§ THE EXERCISE:
Repeat the data word for word. Do not include the pictures.

§ GIVEN DATA:

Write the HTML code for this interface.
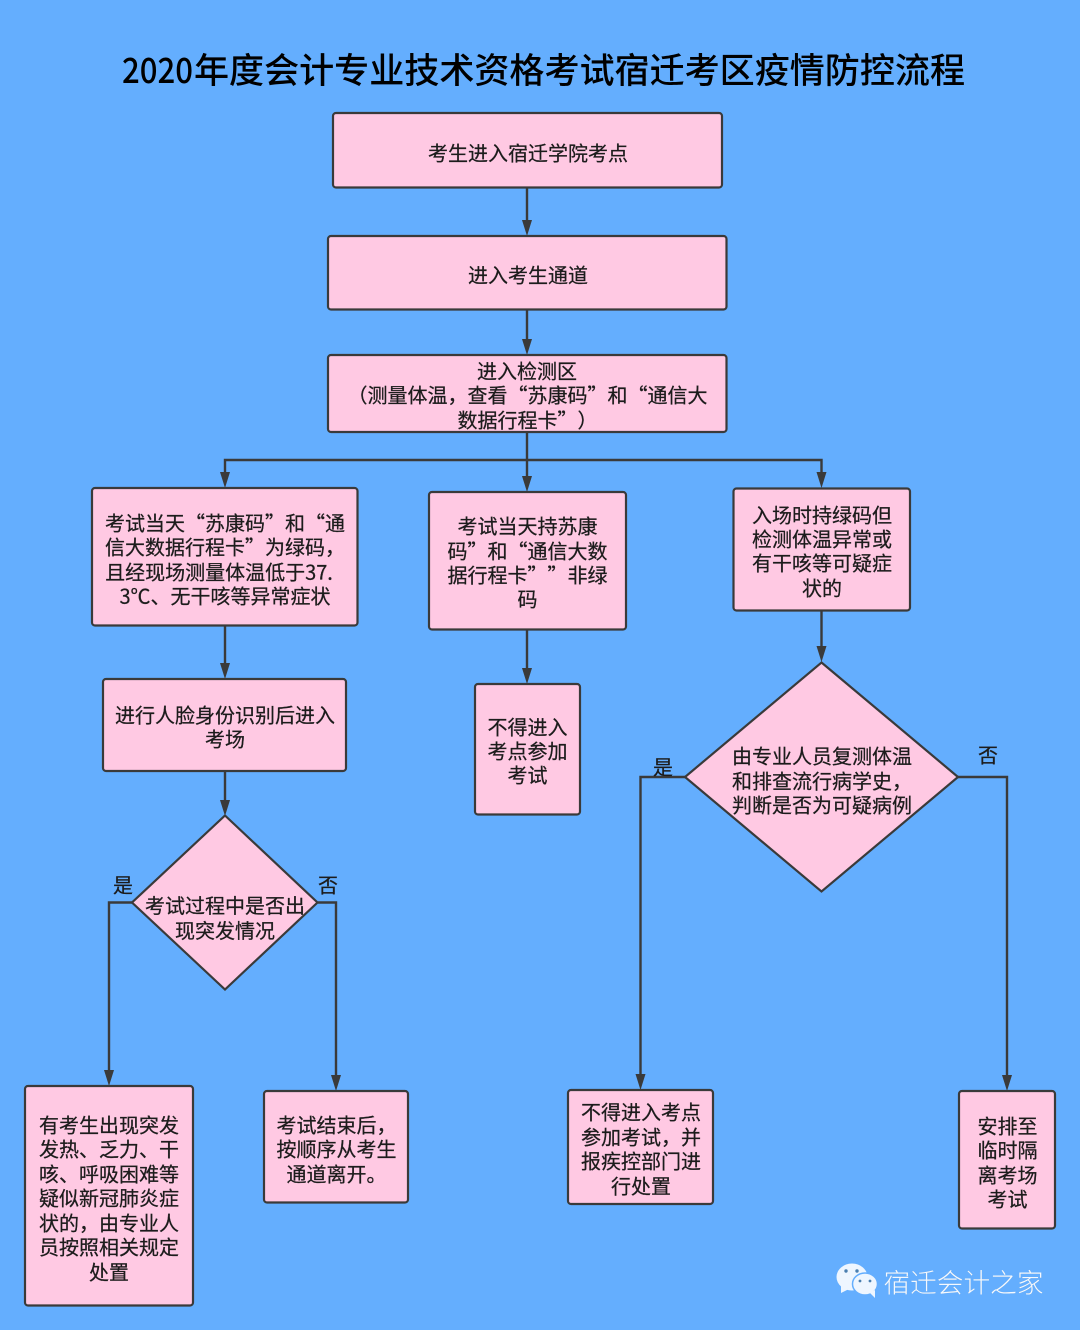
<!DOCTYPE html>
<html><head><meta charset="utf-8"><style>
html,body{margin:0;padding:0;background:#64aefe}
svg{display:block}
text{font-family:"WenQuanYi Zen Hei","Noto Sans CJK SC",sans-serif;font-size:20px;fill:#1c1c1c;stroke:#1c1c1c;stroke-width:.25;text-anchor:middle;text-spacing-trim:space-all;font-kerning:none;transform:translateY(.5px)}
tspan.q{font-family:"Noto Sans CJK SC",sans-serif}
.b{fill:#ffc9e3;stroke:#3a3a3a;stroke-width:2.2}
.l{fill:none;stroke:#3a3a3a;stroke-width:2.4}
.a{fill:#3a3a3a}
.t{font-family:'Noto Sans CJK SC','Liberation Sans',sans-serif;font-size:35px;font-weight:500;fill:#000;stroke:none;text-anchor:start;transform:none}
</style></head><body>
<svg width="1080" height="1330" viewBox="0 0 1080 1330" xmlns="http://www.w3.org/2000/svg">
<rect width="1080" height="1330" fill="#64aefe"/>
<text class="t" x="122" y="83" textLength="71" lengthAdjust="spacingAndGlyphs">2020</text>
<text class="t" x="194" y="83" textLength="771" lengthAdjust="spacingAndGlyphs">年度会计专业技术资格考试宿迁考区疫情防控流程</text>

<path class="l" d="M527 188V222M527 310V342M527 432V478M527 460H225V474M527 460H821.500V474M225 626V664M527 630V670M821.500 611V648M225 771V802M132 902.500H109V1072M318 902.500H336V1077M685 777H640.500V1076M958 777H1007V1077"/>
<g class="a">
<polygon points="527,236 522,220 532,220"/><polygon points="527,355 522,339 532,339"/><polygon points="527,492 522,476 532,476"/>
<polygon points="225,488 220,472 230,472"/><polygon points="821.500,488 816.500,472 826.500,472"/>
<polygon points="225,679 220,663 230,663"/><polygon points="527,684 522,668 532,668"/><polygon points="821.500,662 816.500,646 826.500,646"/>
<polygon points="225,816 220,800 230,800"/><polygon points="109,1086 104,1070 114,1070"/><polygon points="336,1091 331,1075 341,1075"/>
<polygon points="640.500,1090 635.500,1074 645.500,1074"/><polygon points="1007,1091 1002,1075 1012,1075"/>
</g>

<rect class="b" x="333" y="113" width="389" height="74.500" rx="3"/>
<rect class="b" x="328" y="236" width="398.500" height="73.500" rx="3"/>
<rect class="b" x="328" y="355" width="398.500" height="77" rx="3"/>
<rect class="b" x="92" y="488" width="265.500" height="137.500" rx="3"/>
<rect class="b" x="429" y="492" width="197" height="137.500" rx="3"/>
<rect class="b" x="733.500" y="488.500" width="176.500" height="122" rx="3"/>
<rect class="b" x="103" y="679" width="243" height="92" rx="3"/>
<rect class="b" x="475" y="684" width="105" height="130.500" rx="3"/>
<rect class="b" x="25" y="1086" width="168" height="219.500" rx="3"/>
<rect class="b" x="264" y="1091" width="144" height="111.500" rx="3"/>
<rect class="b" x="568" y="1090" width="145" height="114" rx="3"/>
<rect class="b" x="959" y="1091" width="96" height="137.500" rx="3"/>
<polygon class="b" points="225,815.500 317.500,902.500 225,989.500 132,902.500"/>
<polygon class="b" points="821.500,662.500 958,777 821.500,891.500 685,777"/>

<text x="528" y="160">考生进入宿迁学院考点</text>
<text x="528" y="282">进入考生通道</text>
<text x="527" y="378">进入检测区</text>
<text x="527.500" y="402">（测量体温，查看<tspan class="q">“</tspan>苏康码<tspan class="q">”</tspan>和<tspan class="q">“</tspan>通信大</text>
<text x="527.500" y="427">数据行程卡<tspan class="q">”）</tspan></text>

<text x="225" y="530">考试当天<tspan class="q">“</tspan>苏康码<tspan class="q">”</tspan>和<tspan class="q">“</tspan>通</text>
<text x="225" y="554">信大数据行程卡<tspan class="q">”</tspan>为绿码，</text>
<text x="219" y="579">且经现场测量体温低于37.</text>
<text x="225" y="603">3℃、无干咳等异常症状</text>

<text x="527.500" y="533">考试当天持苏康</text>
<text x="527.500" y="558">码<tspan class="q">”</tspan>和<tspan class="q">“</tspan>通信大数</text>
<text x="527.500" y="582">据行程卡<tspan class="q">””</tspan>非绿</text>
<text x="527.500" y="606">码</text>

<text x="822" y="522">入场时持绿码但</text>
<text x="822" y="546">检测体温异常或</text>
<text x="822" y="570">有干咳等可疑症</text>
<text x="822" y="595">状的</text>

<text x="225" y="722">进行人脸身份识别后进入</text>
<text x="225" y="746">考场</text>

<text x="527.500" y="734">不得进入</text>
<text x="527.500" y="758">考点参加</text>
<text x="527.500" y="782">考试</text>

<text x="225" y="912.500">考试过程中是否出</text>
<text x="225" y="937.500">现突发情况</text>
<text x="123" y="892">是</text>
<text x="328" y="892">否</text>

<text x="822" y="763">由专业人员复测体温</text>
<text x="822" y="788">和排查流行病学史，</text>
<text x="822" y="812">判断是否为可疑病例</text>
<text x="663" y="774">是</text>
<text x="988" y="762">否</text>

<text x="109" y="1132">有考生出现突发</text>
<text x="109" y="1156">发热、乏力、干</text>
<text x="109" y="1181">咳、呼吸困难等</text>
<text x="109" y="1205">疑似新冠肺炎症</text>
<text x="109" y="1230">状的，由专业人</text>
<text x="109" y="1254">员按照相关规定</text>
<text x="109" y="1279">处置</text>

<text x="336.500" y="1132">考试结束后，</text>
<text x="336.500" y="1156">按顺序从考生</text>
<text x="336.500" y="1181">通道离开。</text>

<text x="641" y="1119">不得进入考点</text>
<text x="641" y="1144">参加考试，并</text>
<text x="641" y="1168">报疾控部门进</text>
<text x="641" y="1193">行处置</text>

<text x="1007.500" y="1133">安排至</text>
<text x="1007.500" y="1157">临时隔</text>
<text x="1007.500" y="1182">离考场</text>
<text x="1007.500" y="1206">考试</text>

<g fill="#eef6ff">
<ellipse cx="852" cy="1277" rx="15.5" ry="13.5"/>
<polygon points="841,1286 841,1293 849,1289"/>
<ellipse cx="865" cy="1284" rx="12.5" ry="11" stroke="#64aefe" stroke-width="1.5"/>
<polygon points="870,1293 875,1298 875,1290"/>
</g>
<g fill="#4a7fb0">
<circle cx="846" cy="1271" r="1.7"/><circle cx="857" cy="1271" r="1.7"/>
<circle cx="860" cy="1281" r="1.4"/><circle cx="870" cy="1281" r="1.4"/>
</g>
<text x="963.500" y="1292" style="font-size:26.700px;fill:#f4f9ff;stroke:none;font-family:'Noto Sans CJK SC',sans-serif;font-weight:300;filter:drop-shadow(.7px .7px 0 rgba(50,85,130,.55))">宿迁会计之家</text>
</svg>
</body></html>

§ THE RESPONSE:
Write the HTML code for this interface.
<!DOCTYPE html>
<html><head><meta charset="utf-8"><style>
html,body{margin:0;padding:0;background:#64aefe}
svg{display:block}
text{font-family:"WenQuanYi Zen Hei","Noto Sans CJK SC",sans-serif;font-size:20px;fill:#1c1c1c;stroke:#1c1c1c;stroke-width:.25;text-anchor:middle;text-spacing-trim:space-all;font-kerning:none;transform:translateY(.5px)}
tspan.q{font-family:"Noto Sans CJK SC",sans-serif}
.b{fill:#ffc9e3;stroke:#3a3a3a;stroke-width:2.2}
.l{fill:none;stroke:#3a3a3a;stroke-width:2.4}
.a{fill:#3a3a3a}
.t{font-family:'Noto Sans CJK SC','Liberation Sans',sans-serif;font-size:35px;font-weight:500;fill:#000;stroke:none;text-anchor:start;transform:none}
</style></head><body>
<svg width="1080" height="1330" viewBox="0 0 1080 1330" xmlns="http://www.w3.org/2000/svg">
<rect width="1080" height="1330" fill="#64aefe"/>
<text class="t" x="122" y="83" textLength="71" lengthAdjust="spacingAndGlyphs">2020</text>
<text class="t" x="194" y="83" textLength="771" lengthAdjust="spacingAndGlyphs">年度会计专业技术资格考试宿迁考区疫情防控流程</text>

<path class="l" d="M527 188V222M527 310V342M527 432V478M527 460H225V474M527 460H821.500V474M225 626V664M527 630V670M821.500 611V648M225 771V802M132 902.500H109V1072M318 902.500H336V1077M685 777H640.500V1076M958 777H1007V1077"/>
<g class="a">
<polygon points="527,236 522,220 532,220"/><polygon points="527,355 522,339 532,339"/><polygon points="527,492 522,476 532,476"/>
<polygon points="225,488 220,472 230,472"/><polygon points="821.500,488 816.500,472 826.500,472"/>
<polygon points="225,679 220,663 230,663"/><polygon points="527,684 522,668 532,668"/><polygon points="821.500,662 816.500,646 826.500,646"/>
<polygon points="225,816 220,800 230,800"/><polygon points="109,1086 104,1070 114,1070"/><polygon points="336,1091 331,1075 341,1075"/>
<polygon points="640.500,1090 635.500,1074 645.500,1074"/><polygon points="1007,1091 1002,1075 1012,1075"/>
</g>

<rect class="b" x="333" y="113" width="389" height="74.500" rx="3"/>
<rect class="b" x="328" y="236" width="398.500" height="73.500" rx="3"/>
<rect class="b" x="328" y="355" width="398.500" height="77" rx="3"/>
<rect class="b" x="92" y="488" width="265.500" height="137.500" rx="3"/>
<rect class="b" x="429" y="492" width="197" height="137.500" rx="3"/>
<rect class="b" x="733.500" y="488.500" width="176.500" height="122" rx="3"/>
<rect class="b" x="103" y="679" width="243" height="92" rx="3"/>
<rect class="b" x="475" y="684" width="105" height="130.500" rx="3"/>
<rect class="b" x="25" y="1086" width="168" height="219.500" rx="3"/>
<rect class="b" x="264" y="1091" width="144" height="111.500" rx="3"/>
<rect class="b" x="568" y="1090" width="145" height="114" rx="3"/>
<rect class="b" x="959" y="1091" width="96" height="137.500" rx="3"/>
<polygon class="b" points="225,815.500 317.500,902.500 225,989.500 132,902.500"/>
<polygon class="b" points="821.500,662.500 958,777 821.500,891.500 685,777"/>

<text x="528" y="160">考生进入宿迁学院考点</text>
<text x="528" y="282">进入考生通道</text>
<text x="527" y="378">进入检测区</text>
<text x="527.500" y="402">（测量体温，查看<tspan class="q">“</tspan>苏康码<tspan class="q">”</tspan>和<tspan class="q">“</tspan>通信大</text>
<text x="527.500" y="427">数据行程卡<tspan class="q">”）</tspan></text>

<text x="225" y="530">考试当天<tspan class="q">“</tspan>苏康码<tspan class="q">”</tspan>和<tspan class="q">“</tspan>通</text>
<text x="225" y="554">信大数据行程卡<tspan class="q">”</tspan>为绿码，</text>
<text x="219" y="579">且经现场测量体温低于37.</text>
<text x="225" y="603">3℃、无干咳等异常症状</text>

<text x="527.500" y="533">考试当天持苏康</text>
<text x="527.500" y="558">码<tspan class="q">”</tspan>和<tspan class="q">“</tspan>通信大数</text>
<text x="527.500" y="582">据行程卡<tspan class="q">””</tspan>非绿</text>
<text x="527.500" y="606">码</text>

<text x="822" y="522">入场时持绿码但</text>
<text x="822" y="546">检测体温异常或</text>
<text x="822" y="570">有干咳等可疑症</text>
<text x="822" y="595">状的</text>

<text x="225" y="722">进行人脸身份识别后进入</text>
<text x="225" y="746">考场</text>

<text x="527.500" y="734">不得进入</text>
<text x="527.500" y="758">考点参加</text>
<text x="527.500" y="782">考试</text>

<text x="225" y="912.500">考试过程中是否出</text>
<text x="225" y="937.500">现突发情况</text>
<text x="123" y="892">是</text>
<text x="328" y="892">否</text>

<text x="822" y="763">由专业人员复测体温</text>
<text x="822" y="788">和排查流行病学史，</text>
<text x="822" y="812">判断是否为可疑病例</text>
<text x="663" y="774">是</text>
<text x="988" y="762">否</text>

<text x="109" y="1132">有考生出现突发</text>
<text x="109" y="1156">发热、乏力、干</text>
<text x="109" y="1181">咳、呼吸困难等</text>
<text x="109" y="1205">疑似新冠肺炎症</text>
<text x="109" y="1230">状的，由专业人</text>
<text x="109" y="1254">员按照相关规定</text>
<text x="109" y="1279">处置</text>

<text x="336.500" y="1132">考试结束后，</text>
<text x="336.500" y="1156">按顺序从考生</text>
<text x="336.500" y="1181">通道离开。</text>

<text x="641" y="1119">不得进入考点</text>
<text x="641" y="1144">参加考试，并</text>
<text x="641" y="1168">报疾控部门进</text>
<text x="641" y="1193">行处置</text>

<text x="1007.500" y="1133">安排至</text>
<text x="1007.500" y="1157">临时隔</text>
<text x="1007.500" y="1182">离考场</text>
<text x="1007.500" y="1206">考试</text>

<g fill="#eef6ff">
<ellipse cx="852" cy="1277" rx="15.5" ry="13.5"/>
<polygon points="841,1286 841,1293 849,1289"/>
<ellipse cx="865" cy="1284" rx="12.5" ry="11" stroke="#64aefe" stroke-width="1.5"/>
<polygon points="870,1293 875,1298 875,1290"/>
</g>
<g fill="#4a7fb0">
<circle cx="846" cy="1271" r="1.7"/><circle cx="857" cy="1271" r="1.7"/>
<circle cx="860" cy="1281" r="1.4"/><circle cx="870" cy="1281" r="1.4"/>
</g>
<text x="963.500" y="1292" style="font-size:26.700px;fill:#f4f9ff;stroke:none;font-family:'Noto Sans CJK SC',sans-serif;font-weight:300;filter:drop-shadow(.7px .7px 0 rgba(50,85,130,.55))">宿迁会计之家</text>
</svg>
</body></html>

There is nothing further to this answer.